Days 2-3 - Recruit buyers
- Source 20 prospects, target 10 interviews: Use LinkedIn, niche Slack communities, and cold email. Offer a 20 minute call focused on their workflow and costs.
- Screen for budget holders: Titles like Head of RevOps, Director of Finance, or VP Sales Ops.
- Prepare a one-page spec: Focus on outcomes, not features. Include the value metric and a draft price range.
Days 4-6 - Run interviews and code insights
- Interview guide: Start with recent painful events, quantify impact, map workflow, and probe current tools and spend. Ask how they justify budget for this job.
- Signals to capture: Frequency of the problem, exact time lost, decision triggers, and security constraints. Ask for a budget range they have spent to solve it.
- Analysis: Code notes into themes across pain types, segments, and blockers. Share anonymized quotes with the team.
Day 7 - Competitor and pricing pass
- Competitor grid: Identify incumbents and adjacent tools. Compare onboarding steps, value metrics, support SLAs, and annual commitments.
- Price test: Present two price benchmarks and ask buyers which is more credible and why. Capture discount expectations and deal breakers.
- Channel sanity check: Can you reach this ICP through outbound, partnerships, or content within your budget
Days 8-9 - Smoke test with buyers
- Landing page with scheduling CTA: Value proposition, two proof points, and a calendar link. Run 2 to 3 days of targeted outreach.
- Offer a scoped pilot: 4 week pilot with a clear success metric and a proposed fee or a letter of intent. Look for willingness to loop in procurement.
Day 10 - Decide with evidence
- Score signals: Apply the evidence ladder weights and dimension scores to produce a single view.
- Go criteria: At least two buyer meetings led to a pilot-fee discussion or LOI. Clear differentiation vs top competitor on a must-have outcome.
- Pivot criteria: Buyers confirmed pain but objected to price metric or integrations. Reframe the wedge or choose a narrower workflow.
- Kill criteria: Buyers cannot quantify impact or cannot find budget within the next two quarters.
Document assumptions, attach anonymized quotes, and circulate the decision note. If you want a shareable artifact with charts and a scoring breakdown your team can revisit later, upload your findings to Idea Score and generate a report that aligns everyone on the next step.

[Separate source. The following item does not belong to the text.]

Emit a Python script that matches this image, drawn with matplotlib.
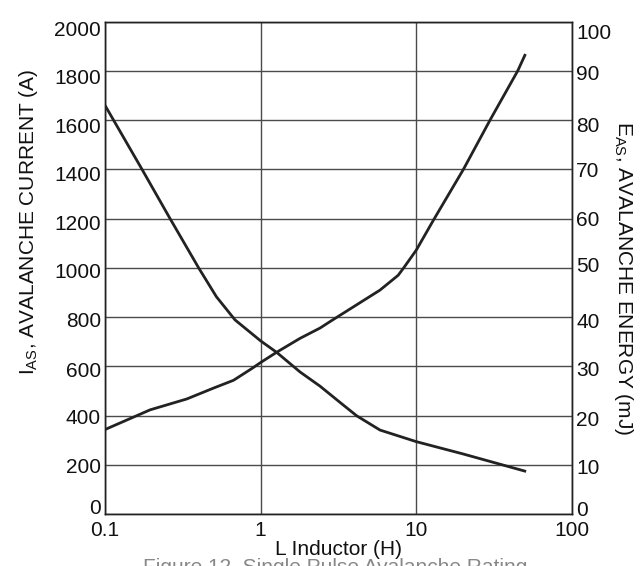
import matplotlib
matplotlib.use("Agg")
import matplotlib.pyplot as plt
from matplotlib.transforms import ScaledTranslation

plt.rcParams['font.family'] = ['Liberation Sans', 'DejaVu Sans']
plt.rcParams['mathtext.fontset'] = 'custom'
plt.rcParams['mathtext.rm'] = 'Liberation Sans'
plt.rcParams['mathtext.it'] = 'Liberation Sans'

# Avalanche current (A) vs inductance (H)
L_cur = [0.1, 0.173, 0.262, 0.4, 0.52, 0.685, 1.0, 1.27, 1.79, 2.41, 3.3, 4.14, 5.85, 10, 20, 50.8]
I_cur = [1660, 1400, 1200, 1000, 883, 789, 704, 657, 578, 520, 450, 400, 342, 295, 245, 174]

# Avalanche energy (mJ) vs inductance (H)
L_en = [0.1, 0.195, 0.335, 0.497, 0.67, 0.88, 1.0, 1.27, 1.79, 2.41, 2.79, 5.85, 7.65, 8.3, 10, 12.9, 20.1, 29.8, 44.9, 50.3]
E_en = [17.2, 21.2, 23.4, 25.6, 27.2, 29.6, 30.8, 32.9, 35.7, 37.8, 39.1, 45.5, 48.5, 50, 53.6, 59.7, 70, 80, 90, 93.4]

x_ticks = [0.1, 1, 10, 100]
x_labels = ['0.1', '1', '10', '100']
left_ticks = list(range(0, 2001, 200))
right_ticks = list(range(0, 101, 10))

fig = plt.figure(figsize=(6.44, 5.66), dpi=100)
ax = fig.add_axes([0.163, 0.0913, 0.725, 0.8707])
ax2 = ax.twinx()

ax.set_xscale('log')
ax.set_xlim(0.1, 100)
ax.set_ylim(0, 2000)
ax2.set_ylim(0, 100)

ax.set_xticks(x_ticks)
ax.set_xticklabels(x_labels)
ax.xaxis.set_minor_locator(matplotlib.ticker.NullLocator())
ax.set_yticks(left_ticks)
ax2.set_yticks(right_ticks)

ax.grid(True, which='major', color='#4a4a4a', linewidth=1.0)
ax.set_axisbelow(True)

ax.plot(L_cur, I_cur, color='#222222', linewidth=2.0, solid_capstyle='butt')
ax2.plot(L_en, E_en, color='#222222', linewidth=2.0, solid_capstyle='butt')

ax.tick_params(axis='x', length=0, labelsize=15, pad=5, colors='#111111')
ax.tick_params(axis='y', length=0, labelsize=15, pad=3, colors='#111111')
ax2.tick_params(axis='y', length=0, labelsize=15, pad=3, colors='#111111')
for sp in list(ax.spines.values()) + list(ax2.spines.values()):
    sp.set_color('#222222')
    sp.set_linewidth(1.0)

# small vertical nudges of tick labels (pixels, positive = down), as in the scan
left_nudge = [-8, 0, 1, 3, 2, 3, 4, 4, 5, 6, 7]
right_nudge = [-6, 1.5, 3, 2, 3, -3, 0, 0, 4, 2, 10]
fig.canvas.draw()
for lab, d in zip(ax.get_yticklabels(), left_nudge):
    lab.set_transform(lab.get_transform() + ScaledTranslation(0, -d / 100, fig.dpi_scale_trans))
for lab, d in zip(ax2.get_yticklabels(), right_nudge):
    lab.set_transform(lab.get_transform() + ScaledTranslation(0, -d / 100, fig.dpi_scale_trans))

ax.set_xlabel('L Inductor (H)', fontsize=15, labelpad=0, color='#111111')
ax.set_ylabel(r'I$_{\mathrm{AS}}$, AVALANCHE CURRENT (A)', fontsize=15, labelpad=10,
              color='#111111', y=0.593)
ax2.set_ylabel(r'E$_{\mathrm{AS}}$, AVALANCHE ENERGY (mJ)', fontsize=15, rotation=270,
               labelpad=17, color='#111111', y=0.48)

fig.text(0.222, 0.0135, 'Figure 12. Single Pulse Avalanche Rating', fontsize=15,
         color='#888888', ha='left', va='top')

fig.savefig('out.png', dpi=100)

For additional angles on supply and demand dynamics, see Micro SaaS Ideas with a Marketplace Model | Idea Score. If you want to deepen your desk-research workflow and competitor analysis patterns, review Market Research for Consultants | Idea Score.
Conclusion
Customer discovery is not paperwork, it is the fastest path to clarity for startup teams. Interview buyers, quantify the cost of the status quo, and translate qualitative signals into a simple score. Favor evidence that shows urgency, access to budget, and a believable wedge against competitors. If the numbers and buyer quotes do not support a near-term pilot, be proud to kill or pivot. Your team's speed comes from making smaller, better bets in sequence.
FAQ
How many buyer interviews are enough before we decide
Plan for 8 to 12 buyer interviews within a single segment. If you hear repeating patterns by interview 6 and your evidence ladder includes at least one Level 3 signal, you are ready to decide. More interviews without stronger signals usually add noise, not clarity.
What is the fastest way to test price without a full product
Use a value-based price conversation during buyer interviews. Share two anchored price points tied to a value metric, ask which feels credible and why, then propose a paid pilot with a clear success metric. A willingness to discuss procurement or pilot fees is a strong indicator.

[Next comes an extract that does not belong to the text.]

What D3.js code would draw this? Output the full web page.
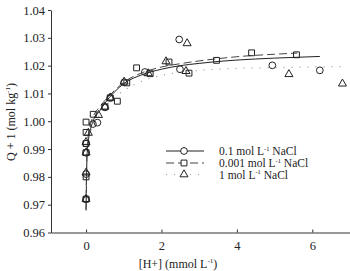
<!DOCTYPE html>
<html>
<head>
<meta charset="utf-8">
<script src="https://cdn.jsdelivr.net/npm/d3@7"></script>
<style>
  body { margin: 0; background: #fff; }
  text { font-family: "Liberation Serif", "DejaVu Serif", serif; fill: #222; }
</style>
</head>
<body>
<div id="chart"></div>
<script>
const w = 350;
const h = 271;

// observed points (x = [H+] mmol/L, y = Q + 1)
const circleX = [0, 0, 0, 0, 0.18, 0.3, 0.5, 0.64, 1.01, 1.56, 2.47, 2.49, 4.94, 6.2];
const circleY = [0.972, 0.981, 0.9887, 0.992, 0.999, 0.9995, 1.005, 1.0084, 1.014, 1.0177, 1.0294, 1.0187, 1.0201, 1.0183];

const squareX = [0, 0, 0, 0, 0, 0, 0.19, 0.5, 0.64, 0.83, 1.08, 1.34, 1.7, 2.2, 2.73, 3.46, 4.39, 5.58];
const squareY = [0.972, 0.980, 0.9887, 0.992, 0.996, 0.9997, 1.0025, 1.0052, 1.0084, 1.0072, 1.0138, 1.0192, 1.0171, 1.0213, 1.0173, 1.0219, 1.0246, 1.0239];

const triangleX = [0, 0, 0, 0, 0.06, 0.33, 0.5, 0.64, 1.01, 1.65, 2.12, 2.68, 2.65, 5.38, 6.8];
const triangleY = [0.972, 0.9815, 0.9887, 0.9925, 0.9958, 1.0022, 1.0052, 1.0085, 1.0142, 1.0172, 1.0215, 1.028, 1.018, 1.0169, 1.0135];

// fitted curves
const solidX = [0, 0.02, 0.05, 0.1, 0.2, 0.35, 0.5, 0.75, 1.0, 1.5, 2.0, 2.5, 3.0, 3.5, 4.0, 5.0, 6.2];
const solidY = [0.968, 0.985, 0.992, 0.996, 1.0005, 1.0035, 1.0065, 1.0105, 1.0135, 1.0168, 1.0187, 1.0200, 1.0208, 1.0215, 1.022, 1.0227, 1.0233];

const dashedX = [0, 0.02, 0.05, 0.1, 0.2, 0.35, 0.5, 0.75, 1.0, 1.5, 2.0, 2.5, 3.0, 3.5, 4.0, 5.0, 5.6];
const dashedY = [0.968, 0.988, 0.994, 0.998, 1.002, 1.005, 1.0075, 1.011, 1.014, 1.0175, 1.0195, 1.0207, 1.0217, 1.0225, 1.0232, 1.0241, 1.0245];

const dottedX = [0, 0.02, 0.05, 0.1, 0.2, 0.35, 0.5, 0.75, 1.0, 1.5, 2.0, 2.5, 3.0, 4.0, 5.0, 6.0, 6.9];
const dottedY = [0.968, 0.984, 0.991, 0.995, 0.999, 1.002, 1.005, 1.0085, 1.011, 1.0145, 1.0165, 1.0176, 1.0183, 1.019, 1.0193, 1.0195, 1.0197];

const xTicks = [0, 2, 4, 6];
const yTicks = [0.96, 0.97, 0.98, 0.99, 1.00, 1.01, 1.02, 1.03, 1.04];

const legendLabels = ["0.1 mol L", "0.001 mol L", "1 mol L"];

const zip = (xs, ys) => xs.map((x, i) => [x, ys[i]]);

const xScale = d3.scaleLinear().domain([-0.93, 7]).range([51, 350]);
const yScale = d3.scaleLinear().domain([0.96, 1.04]).range([232.5, 10]);

const svg = d3.select("#chart")
  .append("svg")
  .attr("width", w)
  .attr("height", h);

const line = d3.line()
  .x(d => xScale(d[0]))
  .y(d => yScale(d[1]))
  .curve(d3.curveMonotoneX);

const lineStyles = [
  { data: zip(solidX, solidY), stroke: "#222", dash: null, width: 1 },
  { data: zip(dashedX, dashedY), stroke: "#444", dash: "8,4", width: 1 },
  { data: zip(dottedX, dottedY), stroke: "#999", dash: "1,7", width: 1.2 }
];

svg.selectAll(".fit")
  .data(lineStyles)
  .enter()
  .append("path")
  .attr("class", "fit")
  .attr("d", d => line(d.data))
  .attr("fill", "none")
  .attr("stroke", d => d.stroke)
  .attr("stroke-width", d => d.width)
  .attr("stroke-dasharray", d => d.dash);

// axes
const xAxis = d3.axisBottom(xScale)
  .tickValues(xTicks)
  .tickFormat(d3.format("d"))
  .tickSizeInner(-3)
  .tickSizeOuter(0)
  .tickPadding(9);

const yAxis = d3.axisLeft(yScale)
  .tickValues(yTicks)
  .tickFormat(d3.format(".2f"))
  .tickSizeInner(3)
  .tickSizeOuter(0)
  .tickPadding(3);

const gx = svg.append("g")
  .attr("transform", `translate(0, ${yScale(0.96)})`)
  .call(xAxis);

const gy = svg.append("g")
  .attr("transform", `translate(${xScale(-0.93)}, 0)`)
  .call(yAxis);

[gx, gy].forEach(g => {
  g.selectAll("text").style("font-size", "12.5px").attr("fill", "#222");
  g.selectAll("line, path").attr("stroke", "#333");
});

// markers
const sym = (type, size) => d3.symbol().type(type).size(size)();

const drawMarkers = (data, type, size, cls) => {
  svg.selectAll("." + cls)
    .data(data)
    .enter()
    .append("path")
    .attr("class", cls)
    .attr("d", sym(type, size))
    .attr("transform", d => `translate(${xScale(d[0])}, ${yScale(d[1])})`)
    .attr("fill", "none")
    .attr("stroke", "#222")
    .attr("stroke-width", 1);
};

drawMarkers(zip(squareX, squareY), d3.symbolSquare, 34, "sq");
drawMarkers(zip(triangleX, triangleY), d3.symbolTriangle, 28, "tri");
drawMarkers(zip(circleX, circleY), d3.symbolCircle, 36, "circ");

// axis titles
const yt = svg.append("text")
  .attr("text-anchor", "middle")
  .attr("transform", `translate(15, 122) rotate(-90)`)
  .style("font-size", "12px");
yt.append("tspan").text("Q + 1 (mol kg");
yt.append("tspan").text("-1").style("font-size", "7px").attr("dy", -5);
yt.append("tspan").text(")").attr("dy", 5);

const xt = svg.append("text")
  .attr("text-anchor", "middle")
  .attr("x", 178)
  .attr("y", 268)
  .style("font-size", "12px");
xt.append("tspan").text("[H+] (mmol L");
xt.append("tspan").text("-1").style("font-size", "7px").attr("dy", -5);
xt.append("tspan").text(")").attr("dy", 5);

// legend
const legendY = [151, 163, 174.5];
const legendSym = [d3.symbolCircle, d3.symbolSquare, d3.symbolTriangle];
const legendSize = [36, 34, 28];

const legend = svg.append("g");

lineStyles.forEach((s, i) => {
  legend.append("line")
    .attr("x1", 166).attr("x2", 204)
    .attr("y1", legendY[i]).attr("y2", legendY[i])
    .attr("stroke", s.stroke)
    .attr("stroke-width", s.width)
    .attr("stroke-dasharray", s.dash);
  legend.append("path")
    .attr("d", sym(legendSym[i], legendSize[i]))
    .attr("transform", `translate(184, ${legendY[i]})`)
    .attr("fill", "#fff")
    .attr("stroke", "#222");
  const t = legend.append("text")
    .attr("x", 219)
    .attr("y", legendY[i] + 4)
    .style("font-size", "11.5px");
  t.append("tspan").text(legendLabels[i]);
  t.append("tspan").text("-1").style("font-size", "6.5px").attr("dy", -4.5);
  t.append("tspan").text(" NaCl").attr("dy", 4.5);
});
</script>
</body>
</html>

How do we prevent bias when we already love our idea
Pre-register your riskiest assumptions, write down what would make you kill the idea, and have a teammate play the skeptic. Score evidence with weights so one charismatic quote does not dominate. Share the decision note with a non-involved advisor for a sanity check.
What if users love the concept but buyers do not take meetings
You likely discovered a user pain without a buyer sponsor or budget. Either reposition the value metric to a business outcome buyers care about, or switch segments. Do not proceed if access to decision makers is blocked.
How do we adapt this process for marketplace or integration-heavy ideas
Validate both sides of the market or the critical integration early. For marketplaces, recruit supply first with a credible demand plan and test take-rate tolerance. For integration-heavy ideas, secure a technical contact for API access and outline security requirements before you commit timelines.